§ TO BE DONE
Emit the data below verbatim, stripping out any pictures.

§ DATA SECTION
▬▬▬▬▬▬▬▬▬▬

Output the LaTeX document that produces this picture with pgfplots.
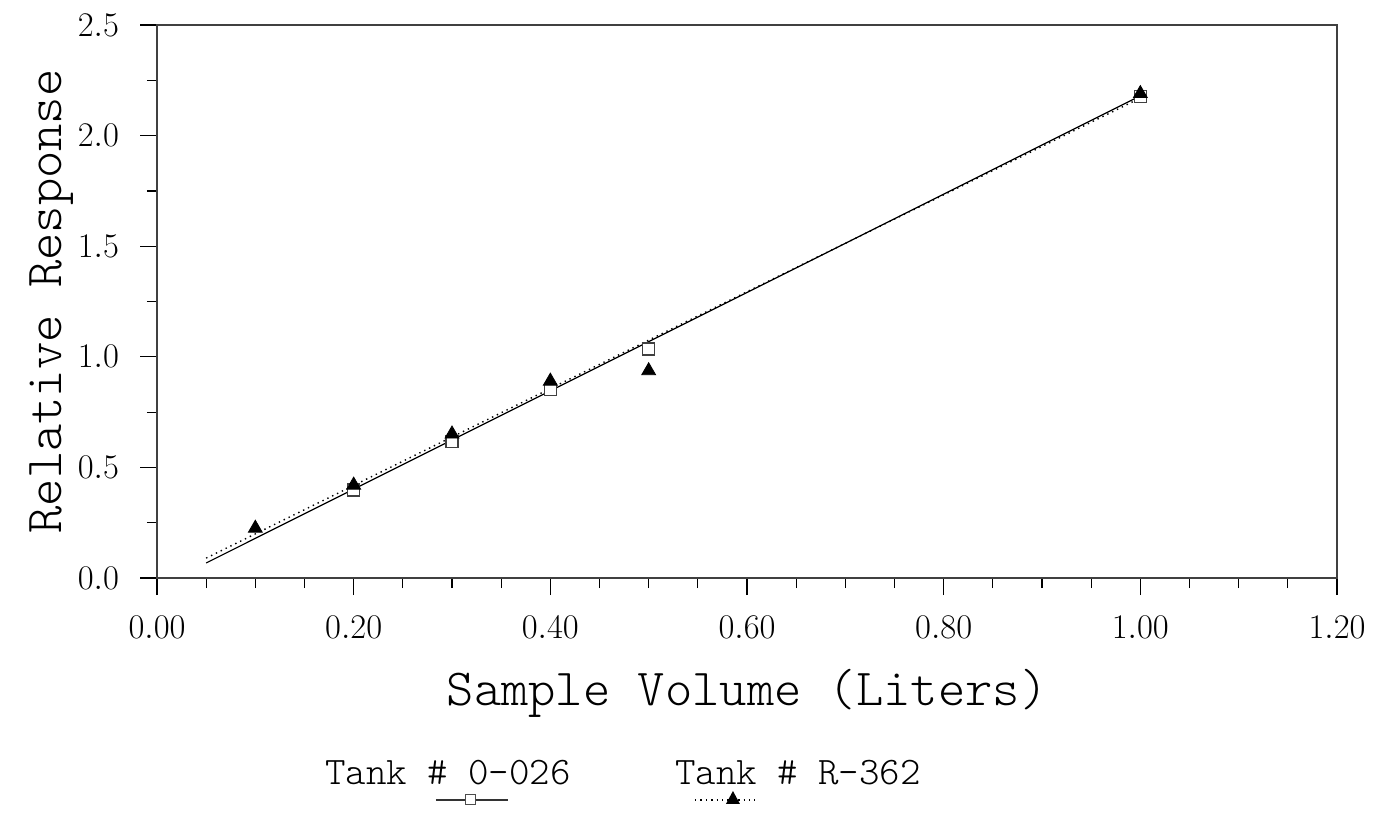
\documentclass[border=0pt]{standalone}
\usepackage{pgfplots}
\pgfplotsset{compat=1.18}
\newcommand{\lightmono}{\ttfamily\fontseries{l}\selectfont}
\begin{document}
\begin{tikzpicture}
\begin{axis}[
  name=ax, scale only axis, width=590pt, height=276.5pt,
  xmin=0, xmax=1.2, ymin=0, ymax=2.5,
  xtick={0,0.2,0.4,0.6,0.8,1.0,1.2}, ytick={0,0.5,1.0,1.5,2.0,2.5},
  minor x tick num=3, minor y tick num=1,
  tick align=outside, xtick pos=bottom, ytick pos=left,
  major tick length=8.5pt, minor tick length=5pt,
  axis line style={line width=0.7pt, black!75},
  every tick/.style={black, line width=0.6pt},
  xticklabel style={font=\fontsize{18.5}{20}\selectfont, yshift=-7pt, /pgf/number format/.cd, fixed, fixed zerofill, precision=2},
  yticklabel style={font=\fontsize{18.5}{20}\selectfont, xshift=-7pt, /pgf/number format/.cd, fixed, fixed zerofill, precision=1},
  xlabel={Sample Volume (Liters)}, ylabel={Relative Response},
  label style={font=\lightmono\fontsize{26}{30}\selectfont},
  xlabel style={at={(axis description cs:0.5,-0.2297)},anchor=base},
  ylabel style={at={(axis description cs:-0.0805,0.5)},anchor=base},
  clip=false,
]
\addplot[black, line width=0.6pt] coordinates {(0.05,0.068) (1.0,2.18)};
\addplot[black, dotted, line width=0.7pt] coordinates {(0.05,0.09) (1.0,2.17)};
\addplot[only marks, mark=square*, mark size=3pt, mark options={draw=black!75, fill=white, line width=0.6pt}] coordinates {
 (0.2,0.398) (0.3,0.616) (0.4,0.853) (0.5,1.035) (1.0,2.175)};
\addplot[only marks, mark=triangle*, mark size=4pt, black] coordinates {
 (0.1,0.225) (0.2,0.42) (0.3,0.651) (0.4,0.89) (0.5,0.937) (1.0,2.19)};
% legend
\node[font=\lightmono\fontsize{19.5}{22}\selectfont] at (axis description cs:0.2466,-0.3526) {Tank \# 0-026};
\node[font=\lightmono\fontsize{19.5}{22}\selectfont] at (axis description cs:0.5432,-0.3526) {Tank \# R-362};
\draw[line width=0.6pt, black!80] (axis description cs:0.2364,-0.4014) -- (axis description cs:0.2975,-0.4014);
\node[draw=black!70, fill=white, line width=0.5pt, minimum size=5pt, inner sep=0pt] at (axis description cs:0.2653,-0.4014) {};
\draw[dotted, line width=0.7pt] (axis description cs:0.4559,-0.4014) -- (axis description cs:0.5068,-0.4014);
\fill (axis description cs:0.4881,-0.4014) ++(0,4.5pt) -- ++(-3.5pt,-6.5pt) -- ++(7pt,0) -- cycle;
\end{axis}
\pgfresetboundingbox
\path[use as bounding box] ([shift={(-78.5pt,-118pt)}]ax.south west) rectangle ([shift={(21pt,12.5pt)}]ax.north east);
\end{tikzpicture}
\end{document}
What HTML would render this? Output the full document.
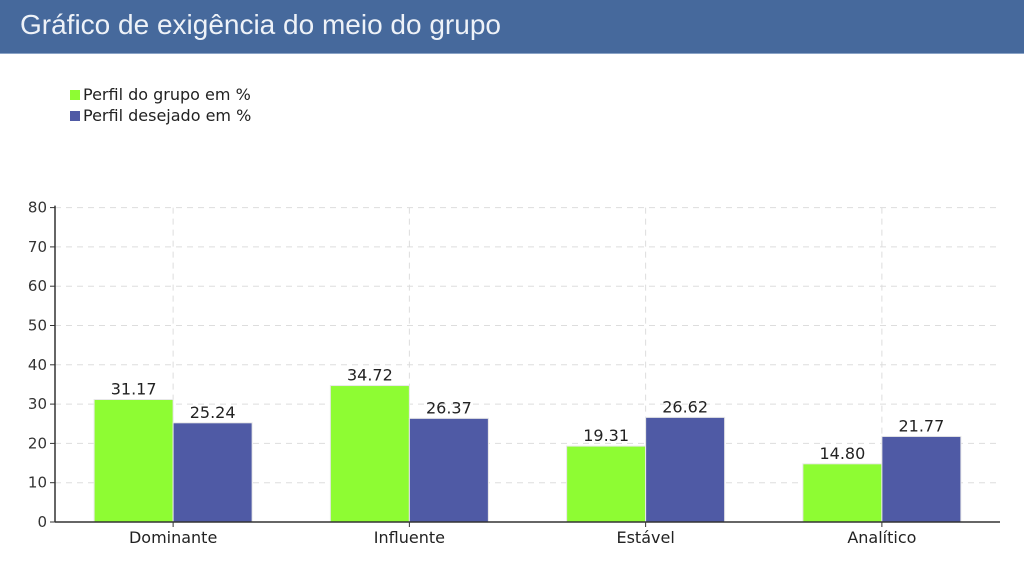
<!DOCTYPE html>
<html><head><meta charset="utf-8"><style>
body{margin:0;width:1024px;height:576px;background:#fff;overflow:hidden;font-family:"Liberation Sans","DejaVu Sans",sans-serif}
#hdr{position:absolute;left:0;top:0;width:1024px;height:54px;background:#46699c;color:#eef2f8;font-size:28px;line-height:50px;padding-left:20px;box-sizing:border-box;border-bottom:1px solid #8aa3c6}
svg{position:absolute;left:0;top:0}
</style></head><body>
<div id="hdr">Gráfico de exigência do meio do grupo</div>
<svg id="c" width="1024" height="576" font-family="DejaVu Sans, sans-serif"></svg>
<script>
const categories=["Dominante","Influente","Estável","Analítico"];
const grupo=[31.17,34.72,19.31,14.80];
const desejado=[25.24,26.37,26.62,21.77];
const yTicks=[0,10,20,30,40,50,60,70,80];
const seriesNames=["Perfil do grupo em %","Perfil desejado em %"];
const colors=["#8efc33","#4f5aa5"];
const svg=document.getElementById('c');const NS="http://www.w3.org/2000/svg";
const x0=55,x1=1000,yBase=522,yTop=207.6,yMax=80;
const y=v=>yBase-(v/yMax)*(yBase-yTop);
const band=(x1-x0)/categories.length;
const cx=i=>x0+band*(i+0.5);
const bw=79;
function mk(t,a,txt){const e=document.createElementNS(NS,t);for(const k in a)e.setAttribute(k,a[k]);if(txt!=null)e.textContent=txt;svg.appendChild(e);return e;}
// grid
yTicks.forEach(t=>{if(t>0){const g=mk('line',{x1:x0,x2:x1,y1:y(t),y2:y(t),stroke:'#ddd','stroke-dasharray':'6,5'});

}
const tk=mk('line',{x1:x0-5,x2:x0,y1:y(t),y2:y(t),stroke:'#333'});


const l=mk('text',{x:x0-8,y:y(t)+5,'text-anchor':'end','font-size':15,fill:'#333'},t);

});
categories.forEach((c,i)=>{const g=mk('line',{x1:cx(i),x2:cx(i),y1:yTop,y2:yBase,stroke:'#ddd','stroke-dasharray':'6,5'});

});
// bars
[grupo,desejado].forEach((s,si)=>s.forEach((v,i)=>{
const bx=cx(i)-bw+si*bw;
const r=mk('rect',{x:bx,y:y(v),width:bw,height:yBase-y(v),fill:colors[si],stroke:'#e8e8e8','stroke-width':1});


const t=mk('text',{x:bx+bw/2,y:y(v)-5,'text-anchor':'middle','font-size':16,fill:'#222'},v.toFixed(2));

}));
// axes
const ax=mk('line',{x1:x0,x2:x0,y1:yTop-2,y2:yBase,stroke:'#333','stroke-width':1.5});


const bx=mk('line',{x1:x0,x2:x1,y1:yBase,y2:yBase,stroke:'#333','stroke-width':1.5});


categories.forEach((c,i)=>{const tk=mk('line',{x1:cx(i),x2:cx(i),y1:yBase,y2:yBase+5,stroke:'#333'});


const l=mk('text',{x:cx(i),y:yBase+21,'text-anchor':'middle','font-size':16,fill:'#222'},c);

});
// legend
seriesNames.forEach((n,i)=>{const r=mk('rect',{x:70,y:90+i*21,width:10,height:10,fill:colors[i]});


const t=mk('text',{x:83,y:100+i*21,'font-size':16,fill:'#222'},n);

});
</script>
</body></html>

▬▬▬▬▬▬▬▬▬▬

§ RESULT FOR THIS EXERCISE
Output the LaTeX document that produces this picture with pgfplots.
\documentclass[border=0pt]{standalone}
\usepackage{pgfplots}
\pgfplotsset{compat=1.18}
\newcommand{\lightmono}{\ttfamily\fontseries{l}\selectfont}
\begin{document}
\begin{tikzpicture}
\begin{axis}[
  name=ax, scale only axis, width=590pt, height=276.5pt,
  xmin=0, xmax=1.2, ymin=0, ymax=2.5,
  xtick={0,0.2,0.4,0.6,0.8,1.0,1.2}, ytick={0,0.5,1.0,1.5,2.0,2.5},
  minor x tick num=3, minor y tick num=1,
  tick align=outside, xtick pos=bottom, ytick pos=left,
  major tick length=8.5pt, minor tick length=5pt,
  axis line style={line width=0.7pt, black!75},
  every tick/.style={black, line width=0.6pt},
  xticklabel style={font=\fontsize{18.5}{20}\selectfont, yshift=-7pt, /pgf/number format/.cd, fixed, fixed zerofill, precision=2},
  yticklabel style={font=\fontsize{18.5}{20}\selectfont, xshift=-7pt, /pgf/number format/.cd, fixed, fixed zerofill, precision=1},
  xlabel={Sample Volume (Liters)}, ylabel={Relative Response},
  label style={font=\lightmono\fontsize{26}{30}\selectfont},
  xlabel style={at={(axis description cs:0.5,-0.2297)},anchor=base},
  ylabel style={at={(axis description cs:-0.0805,0.5)},anchor=base},
  clip=false,
]
\addplot[black, line width=0.6pt] coordinates {(0.05,0.068) (1.0,2.18)};
\addplot[black, dotted, line width=0.7pt] coordinates {(0.05,0.09) (1.0,2.17)};
\addplot[only marks, mark=square*, mark size=3pt, mark options={draw=black!75, fill=white, line width=0.6pt}] coordinates {
 (0.2,0.398) (0.3,0.616) (0.4,0.853) (0.5,1.035) (1.0,2.175)};
\addplot[only marks, mark=triangle*, mark size=4pt, black] coordinates {
 (0.1,0.225) (0.2,0.42) (0.3,0.651) (0.4,0.89) (0.5,0.937) (1.0,2.19)};
% legend
\node[font=\lightmono\fontsize{19.5}{22}\selectfont] at (axis description cs:0.2466,-0.3526) {Tank \# 0-026};
\node[font=\lightmono\fontsize{19.5}{22}\selectfont] at (axis description cs:0.5432,-0.3526) {Tank \# R-362};
\draw[line width=0.6pt, black!80] (axis description cs:0.2364,-0.4014) -- (axis description cs:0.2975,-0.4014);
\node[draw=black!70, fill=white, line width=0.5pt, minimum size=5pt, inner sep=0pt] at (axis description cs:0.2653,-0.4014) {};
\draw[dotted, line width=0.7pt] (axis description cs:0.4559,-0.4014) -- (axis description cs:0.5068,-0.4014);
\fill (axis description cs:0.4881,-0.4014) ++(0,4.5pt) -- ++(-3.5pt,-6.5pt) -- ++(7pt,0) -- cycle;
\end{axis}
\pgfresetboundingbox
\path[use as bounding box] ([shift={(-78.5pt,-118pt)}]ax.south west) rectangle ([shift={(21pt,12.5pt)}]ax.north east);
\end{tikzpicture}
\end{document}
What HTML would render this? Output the full document.
<!DOCTYPE html>
<html><head><meta charset="utf-8"><style>
body{margin:0;width:1024px;height:576px;background:#fff;overflow:hidden;font-family:"Liberation Sans","DejaVu Sans",sans-serif}
#hdr{position:absolute;left:0;top:0;width:1024px;height:54px;background:#46699c;color:#eef2f8;font-size:28px;line-height:50px;padding-left:20px;box-sizing:border-box;border-bottom:1px solid #8aa3c6}
svg{position:absolute;left:0;top:0}
</style></head><body>
<div id="hdr">Gráfico de exigência do meio do grupo</div>
<svg id="c" width="1024" height="576" font-family="DejaVu Sans, sans-serif"></svg>
<script>
const categories=["Dominante","Influente","Estável","Analítico"];
const grupo=[31.17,34.72,19.31,14.80];
const desejado=[25.24,26.37,26.62,21.77];
const yTicks=[0,10,20,30,40,50,60,70,80];
const seriesNames=["Perfil do grupo em %","Perfil desejado em %"];
const colors=["#8efc33","#4f5aa5"];
const svg=document.getElementById('c');const NS="http://www.w3.org/2000/svg";
const x0=55,x1=1000,yBase=522,yTop=207.6,yMax=80;
const y=v=>yBase-(v/yMax)*(yBase-yTop);
const band=(x1-x0)/categories.length;
const cx=i=>x0+band*(i+0.5);
const bw=79;
function mk(t,a,txt){const e=document.createElementNS(NS,t);for(const k in a)e.setAttribute(k,a[k]);if(txt!=null)e.textContent=txt;svg.appendChild(e);return e;}
// grid
yTicks.forEach(t=>{if(t>0){const g=mk('line',{x1:x0,x2:x1,y1:y(t),y2:y(t),stroke:'#ddd','stroke-dasharray':'6,5'});

}
const tk=mk('line',{x1:x0-5,x2:x0,y1:y(t),y2:y(t),stroke:'#333'});


const l=mk('text',{x:x0-8,y:y(t)+5,'text-anchor':'end','font-size':15,fill:'#333'},t);

});
categories.forEach((c,i)=>{const g=mk('line',{x1:cx(i),x2:cx(i),y1:yTop,y2:yBase,stroke:'#ddd','stroke-dasharray':'6,5'});

});
// bars
[grupo,desejado].forEach((s,si)=>s.forEach((v,i)=>{
const bx=cx(i)-bw+si*bw;
const r=mk('rect',{x:bx,y:y(v),width:bw,height:yBase-y(v),fill:colors[si],stroke:'#e8e8e8','stroke-width':1});


const t=mk('text',{x:bx+bw/2,y:y(v)-5,'text-anchor':'middle','font-size':16,fill:'#222'},v.toFixed(2));

}));
// axes
const ax=mk('line',{x1:x0,x2:x0,y1:yTop-2,y2:yBase,stroke:'#333','stroke-width':1.5});


const bx=mk('line',{x1:x0,x2:x1,y1:yBase,y2:yBase,stroke:'#333','stroke-width':1.5});


categories.forEach((c,i)=>{const tk=mk('line',{x1:cx(i),x2:cx(i),y1:yBase,y2:yBase+5,stroke:'#333'});


const l=mk('text',{x:cx(i),y:yBase+21,'text-anchor':'middle','font-size':16,fill:'#222'},c);

});
// legend
seriesNames.forEach((n,i)=>{const r=mk('rect',{x:70,y:90+i*21,width:10,height:10,fill:colors[i]});


const t=mk('text',{x:83,y:100+i*21,'font-size':16,fill:'#222'},n);

});
</script>
</body></html>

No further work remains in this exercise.